Regulatory and Index Developments Provide Support
Beyond market prices, regulatory news and index-related decisions have also provided positive catalysts. On January 7, Metaplanet’s stock rose 4% in Tokyo following an announcement from index provider MSCI. The firm decided it would not, for the time being, exclude companies with substantial cryptocurrency holdings from its global indices.
This ruling alleviates a near-term risk for crypto treasury assets like Metaplanet. An exclusion could have triggered forced selling by funds that track MSCI benchmarks. The provider noted, however, that it will continue to review the issue as part of a broader consultation, meaning the debate remains open for the medium term.
2026: A Pivotal Year for Regulatory Clarity
Looking ahead, a Metaplanet director has highlighted several political and regulatory milestones expected in 2026 that could significantly influence Bitcoin and, by extension, the company’s stock.
The primary factors identified are:
* A vote in the United States Congress, scheduled for January 15, on a draft bill to establish an institutional regulatory framework for crypto markets.

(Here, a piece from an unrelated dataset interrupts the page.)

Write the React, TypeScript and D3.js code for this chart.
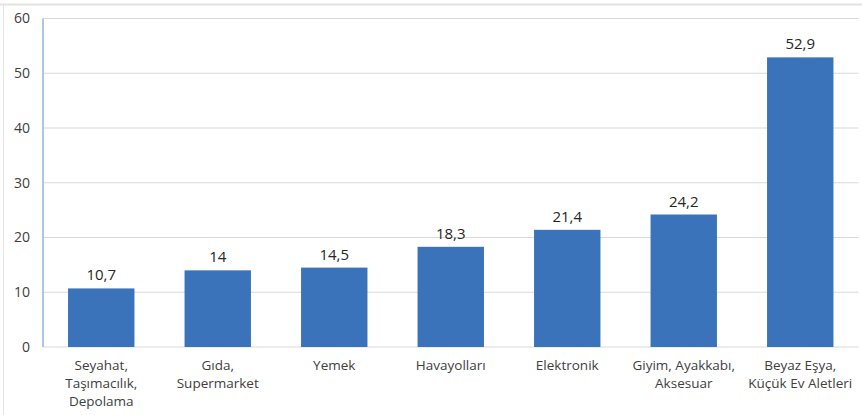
import React from "react";
import * as d3 from "d3";

const categories: string[][] = [
  ["Seyahat,", "Taşımacılık,", "Depolama"],
  ["Gıda,", "Supermarket"],
  ["Yemek"],
  ["Havayolları"],
  ["Elektronik"],
  ["Giyim, Ayakkabı,", "Aksesuar"],
  ["Beyaz Eşya,", "Küçük Ev Aletleri"],
];
const values: number[] = [10.7, 14, 14.5, 18.3, 21.4, 24.2, 52.9];
const valueLabels: string[] = ["10,7", "14", "14,5", "18,3", "21,4", "24,2", "52,9"];
const yTicks: number[] = [0, 10, 20, 30, 40, 50, 60];

const W = 862;
const H = 415;
const left = 43;
const right = 858.5;
const top = 18.5;
const bottom = 347;
const font = "'Open Sans', 'Noto Sans', sans-serif";

export default function App() {
  const ids = categories.map((_, i) => String(i));
  const x = d3.scaleBand<string>().domain(ids).range([left, right]).paddingInner(0.43).paddingOuter(0.215);
  const y = d3.scaleLinear().domain([0, 60]).range([bottom, top]);
  return (
    <div style={{ position: "absolute", left: 0, top: 0 }}>
      <svg width={W} height={H} style={{ display: "block", background: "#fff" }}>
        <line x1={0} x2={W} y1={4.5} y2={4.5} stroke="#e3e3e3" strokeWidth={2} />
        <line x1={3.5} x2={3.5} y1={5} y2={H} stroke="#e3e3e3" strokeWidth={1} />
        {yTicks.map((t) => (
          <g key={t}>
            {t > 0 && (
              <line x1={left} x2={right} y1={y(t)} y2={y(t)} stroke="#d9d9d9" strokeWidth={1} />
            )}
            <text
              x={30}
              y={y(t)}
              dy="0.35em"
              textAnchor="end"
              fontFamily={font}
              fontSize={14}
              fill="#404040"
            >
              {t}
            </text>
          </g>
        ))}
        <line x1={left} x2={right} y1={bottom} y2={bottom} stroke="#d9d9d9" strokeWidth={1} />
        <line x1={left} x2={left} y1={top} y2={bottom} stroke="#8eb4e3" strokeWidth={1.5} />
        {values.map((v, i) => {
          const bx = x(String(i))!;
          const bw = x.bandwidth();
          const cx = bx + bw / 2;
          return (
            <g key={i}>
              <rect x={bx} y={y(v)} width={bw} height={bottom - y(v)} fill="#3a73ba" />
              <text
                x={cx}
                y={y(v) - 8}
                textAnchor="middle"
                fontFamily={font}
                fontSize={15}
                fill="#262626"
              >
                {valueLabels[i]}
              </text>
              {categories[i].map((line, j) => (
                <text
                  key={j}
                  x={cx}
                  y={370 + j * 18}
                  textAnchor="middle"
                  fontFamily={font}
                  fontSize={13.5}
                  fill="#404040"
                >
                  {line}
                </text>
              ))}
            </g>
          );
        })}
      </svg>
    </div>
  );
}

* Ongoing regulatory discussions in the U.S. concerning the future structure of market rules.
* The implementation of a new crypto transfer tax reporting system within the European Union.
For Metaplanet, this means that alongside its own acquisition program, regulatory decisions in the U.S. and Europe during 2026 will be crucial in shaping Bitcoin’s price trajectory and, consequently, the performance of its shares.